With the sports world on hold, Cronkite News will take a daily look at this day in sports history and reflect on some of the biggest moments in Arizona sports.
PHOENIX – On Opening Day in 2001, the Diamondbacks were a team loaded with veteran players and the dynamic one-two punch of ace pitchers Randy Johnson and Curt Schilling.
The biggest question around the team might have been how their most important rookie would perform.
Not on the diamond. In the dugout.
On this day in 2001, Bob Brenly made his major league managerial debut, guiding the Diamondbacks to a season-opening, 3-2, victory over the Los Angeles Dodgers.

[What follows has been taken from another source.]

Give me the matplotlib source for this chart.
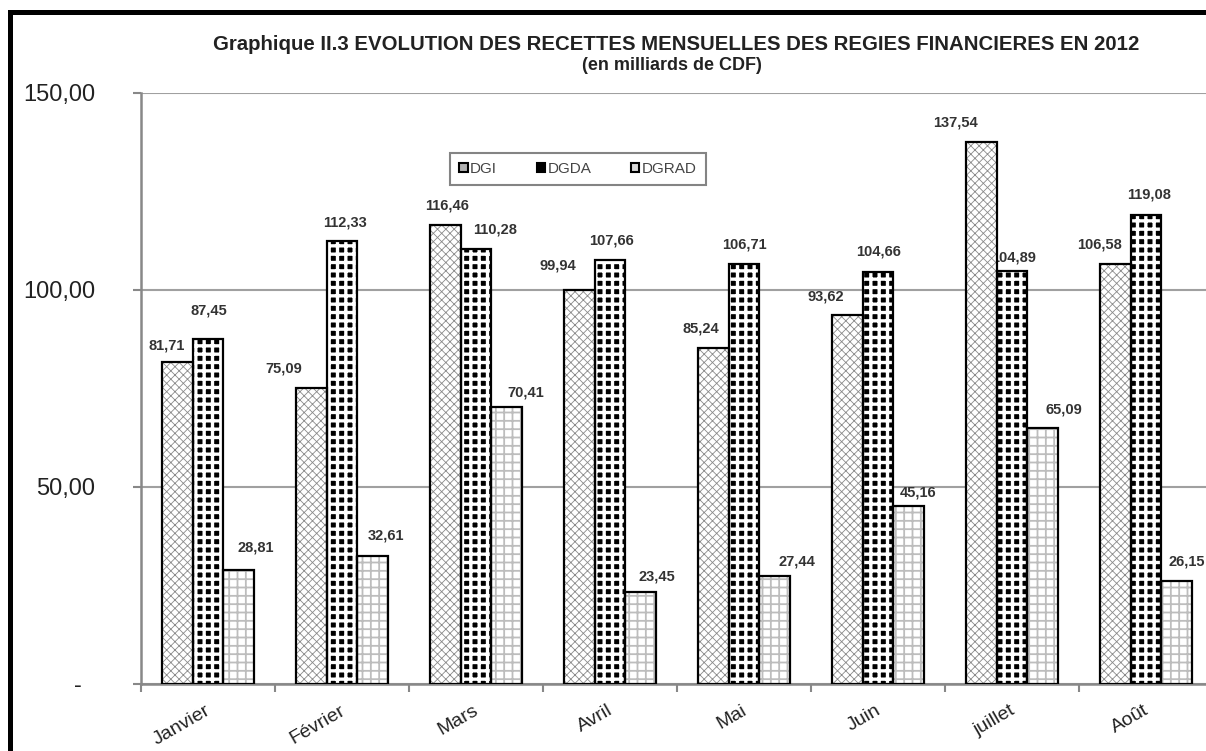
#graphique - recettes mensuelles des regies financieres 2012
# barres groupees par mois (DGI, DGDA, DGRAD) en milliards de CDF
# motifs en noir et blanc comme dans le rapport original

import matplotlib
matplotlib.use('Agg')
import matplotlib.pyplot as plt
from matplotlib.patches import Patch
from matplotlib.lines import Line2D
from matplotlib.ticker import FuncFormatter
from matplotlib.transforms import ScaledTranslation
import numpy as np

plt.rcParams['font.family'] = ['Liberation Sans', 'DejaVu Sans']

mois = ['Janvier', 'Février', 'Mars', 'Avril', 'Mai', 'Juin', 'juillet', 'Août']
dgi = [81.71, 75.09, 116.46, 99.94, 85.24, 93.62, 137.54, 106.58]
dgda = [87.45, 112.33, 110.28, 107.66, 106.71, 104.66, 104.89, 119.08]
dgrad = [28.81, 32.61, 70.41, 23.45, 27.44, 45.16, 65.09, 26.15]
series = ['DGI', 'DGDA', 'DGRAD']

# decalage des etiquettes (pixels) par rapport au haut de la barre
decal_dgi = [(-11, 17), (-28, 20), (2, 20), (-22, 25), (-13, 20), (-22, 19), (-26, 20), (-16, 20)]
decal_dgda = [(1, 29), (3, 19), (19, 20), (1, 19), (0, 19), (1, 20), (2, 13), (3, 20)]
decal_dgrad = [(17, 23), (13, 20), (19, 14), (16, 15), (22, 14), (10, 14), (21, 18), (10, 19)]

W, H = 1206, 751
fig = plt.figure(figsize=(W / 100, H / 100), dpi=100)
fig.patch.set_facecolor('white')
# l'axe depasse a droite, comme la capture d'origine
ax = fig.add_axes([141 / W, 67 / H, 1072 / W, 591 / H])

x = np.arange(len(mois))
larg = 0.228


def epaisseur_motif(artiste, ep):
  # selon la version, l'epaisseur du motif est lue a la creation ou au dessin
  if hasattr(artiste, 'set_hatch_linewidth'):
    artiste.set_hatch_linewidth(ep)
  artiste._hatch_linewidth = ep
  dessin = artiste.draw

  def draw(renderer):
    with plt.rc_context({'hatch.linewidth': ep}):
      dessin(renderer)

  artiste.draw = draw


# (valeurs, motif, fond, couleur motif, epaisseur motif, decalages)
styles = [
    (dgi, 'xxxx', 'white', '#8a8a8a', 0.6, decal_dgi),
    (dgda, '++', 'black', 'white', 2.4, decal_dgda),
    (dgrad, '++', 'white', '#bdbdbd', 1.3, decal_dgrad),
]

for i, (vals, motif, fond, coul, ep, decal) in enumerate(styles):
  xpos = x + (i - 1) * larg
  with plt.rc_context({'hatch.linewidth': ep}):
    barres = ax.bar(xpos, vals, larg, color=fond, edgecolor=coul,
                    hatch=motif, linewidth=0, zorder=3)
  for b in barres:
    epaisseur_motif(b, ep)
  # contour noir par dessus
  ax.bar(xpos, vals, larg, fill=False, edgecolor='black', linewidth=1.6,
         zorder=4)
  for xx, v, (dx, dy) in zip(xpos, vals, decal):
    ax.annotate(f'{v:.2f}'.replace('.', ','), xy=(xx, v),
                xytext=(dx * 0.72, dy * 0.72), textcoords='offset points',
                ha='center', va='center', fontsize=10.5, fontweight='bold',
                color='#333333', zorder=2.5)

ax.set_xlim(-0.5, len(mois) - 0.5)
ax.set_ylim(0, 150)

# grille
ax.set_yticks([0, 50, 100, 150])
ax.yaxis.grid(True, color='#a0a0a0', linewidth=1.5, zorder=1)
ax.set_axisbelow(True)


def format_y(v, pos):
  if v == 0:
    return '-  '
  return f'{v:.2f}'.replace('.', ',')


ax.yaxis.set_major_formatter(FuncFormatter(format_y))
ax.tick_params(axis='y', length=6, width=1.5, color='#888888', pad=27,
               labelsize=17, labelcolor='#222222')

# ticks entre les mois, etiquettes au centre
ax.set_xticks(np.arange(-0.5, len(mois), 1.0))
ax.set_xticklabels([])
ax.set_xticks(x, labels=mois, minor=True)
ax.tick_params(axis='x', which='major', length=6, width=1.5, color='#888888')
ax.tick_params(axis='x', which='minor', length=0, pad=13, labelsize=14,
               labelcolor='#222222')
for lab in ax.get_xticklabels(minor=True):
  lab.set_rotation(30)
  lab.set_ha('right')
  lab.set_va('top')
  lab.set_rotation_mode('anchor')
  lab.set_transform(lab.get_transform()
                    + ScaledTranslation(-2 / 72, 0, fig.dpi_scale_trans))

for s in ['top', 'right']:
  ax.spines[s].set_visible(False)
for s in ['left', 'bottom']:
  ax.spines[s].set_color('#888888')
  ax.spines[s].set_linewidth(1.8)

# legende
poignees = [
    Patch(facecolor='#b0b0b0', edgecolor='black', linewidth=1.5),
    Patch(facecolor='black', edgecolor='black', linewidth=1.5),
    Patch(facecolor='#d8d8d8', edgecolor='black', linewidth=1.5),
]
leg = fig.legend(poignees, series, loc='center', ncol=3,
                 bbox_to_anchor=(578 / W, 1 - 169 / H),
                 bbox_transform=fig.transFigure, fontsize=11,
                 handlelength=0.55, handleheight=0.55, handletextpad=0.15,
                 columnspacing=2.6, fancybox=False, borderpad=0.6,
                 labelcolor='#444444')
leg.get_frame().set_edgecolor('#666666')
leg.get_frame().set_linewidth(1.5)

# titre
fig.text(676 / W, 1 - 45 / H,
         'Graphique II.3 EVOLUTION DES RECETTES MENSUELLES DES REGIES FINANCIERES EN 2012',
         ha='center', va='center', fontsize=14.7, fontweight='bold',
         color='#222222')
fig.text(672 / W, 1 - 66 / H, '(en milliards de CDF)', ha='center',
         va='center', fontsize=13, fontweight='bold', color='#222222')

# cadre noir epais (gauche et haut)
fig.add_artist(Line2D([9.5 / W, 9.5 / W], [0, 1 - 11.5 / H],
                      transform=fig.transFigure, color='black', linewidth=3.6,
                      solid_capstyle='projecting'))
fig.add_artist(Line2D([9.5 / W, 1], [1 - 11.5 / H, 1 - 11.5 / H],
                      transform=fig.transFigure, color='black', linewidth=3.6,
                      solid_capstyle='projecting'))

fig.savefig('out.png', dpi=100)
print("Graphique genere")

Brenly had been the team’s television analyst for the franchise’s first three seasons, but prior to the 2001 season, the team’s skipper, the micromanaging Buck Showalter, was dismissed and Brenly came down from the broadcast booth and signed a three-year, $2-million contract to manage the club.
After nine years as a major league catcher with the San Francisco Giants and Toronto Blue Jays, Brenly retired and spent a year as an analyst in Chicago. He left that job to coach for four years with the Giants before returning to the booth when the Diamondbacks were added as an expansion team and played their 1998 debut season.
“Bob was one of our first hires in broadcasting, him and Tom Brennaman to do our television package.” said Scott Geyer, Diamondbacks vice president of broadcasting. “Starting our inaugural year in ‘98.”
In addition to working Diamondbacks games on Fox Sports Arizona, Brenly was a fixture on Fox national broadcasts, calling two World Series, an American League Championship Series and two All-Star Games.
But when Showalter was fired a day after the 2000 season ended, General Manager Joe Garagiola Jr. and Managing Partner Jerry Colangelo, knowing Brenly’s baseball knowledge, work ethic and attitude, turned to him to manage the ballclub.
“The relationship in being an analyst, everyday you go down and get to talk to all these other managers,” booth manager Scott Snyder said. “So, for years since Brenly had been with the Cubs, he had the ability to go down and just talk to other managers, watch how they operate, talk to the players about the other managers and then just watch games and see how they unfold from 30,000 feet. In other words, looking down not being in the bubble of the game.”
Brenly was an ideal fit for a team laden with veteran players, and a stark contrast to Showalter, who was known to be a stickler for team rules. And he had a lot of them.
“One, he had watched them play and he knew the team. He also was a low maintenance broadcaster and he was a low maintenance person,” broadcast producer Mark Reda said. “So he wasn’t a ’jump in there and try to change everything.’ In fact, the manger before was a pretty much Type A … lots of rules and stuff like that and Bob was like, ‘Eh, let’s go out and play.’”
Former Diamondbacks outfielder Luis Gonzalez, who was a veteran slugger on that 2001 team, said Brenly “wasn’t one of these hands-on guys that was kind of controlling the throttle all the time. He knew when he had to talk to guys or just motivate guys and different things. I think he knew the characters that were on the team, and he knew what motivated each and every guy, and that helps.”
After nine seasons behind the plate in the big leagues, Brenly relied on his veterans, and let them know he had confidence in them to do their jobs.
“He created a really good system. He had really good coaches, he let the players play,” Reda said. “It was a veteran team that didn’t need some rah-rah guy.”
Geyer said that Brenly “did such a great job of coming in as a rookie manager, and keeping things very simple. He didn’t try to reinvent anything. He picked a great coaching staff. His bench coach, Bob Melvin, was perfect. They were like Batman and Robin. They were such a great team together.”
To Gonzalez, Brenly “had trust in the guys on the team, the veteran guys on the team that we had. He kind of just controlled the ship, just kind of guided the guys along and let the guys play – which just proved to be pivotal for everybody.”
On November 4, 2001, the Diamondbacks – in only their fourth season of existence – closed out the New York Yankees in a thrilling Game 7 victory at Bank One Ballpark to become the fastest franchise in major league history to win a World Series. And Gonzalez delivered the two-run, game-winning hit in the bottom of the ninth inning.
“I was just so happy for him,” Snyder said, “just knowing how much of a competitor he is.”
“He wanted to win just as bad as we did and he was going to fight for his players,” Gonzalez said. “Every time, if you got in an argument with an umpire or anything, he was going to go out there and whether you were right or wrong he was going to fight for you. And I think everybody saw that early in the way he was, and everybody loved that about him.”
Brenly continued to manage the Diamondbacks until the end of his contract and then was dismissed after the 2004 season.
He returned to the broadcast booth, providing analysis on Chicago Cubs games and on national TBS telecasts, then returned to the Diamondbacks booth in 2012.
“He is one of the best people I’ve ever met,” Geyer said. “He’s just very humble, hilarious and original.”
Brenly’s roots run deep with the Diamondbacks, and if or when the team begins the 2020 season, he will be back in his familiar position, providing insight into a team he led into the baseball history book.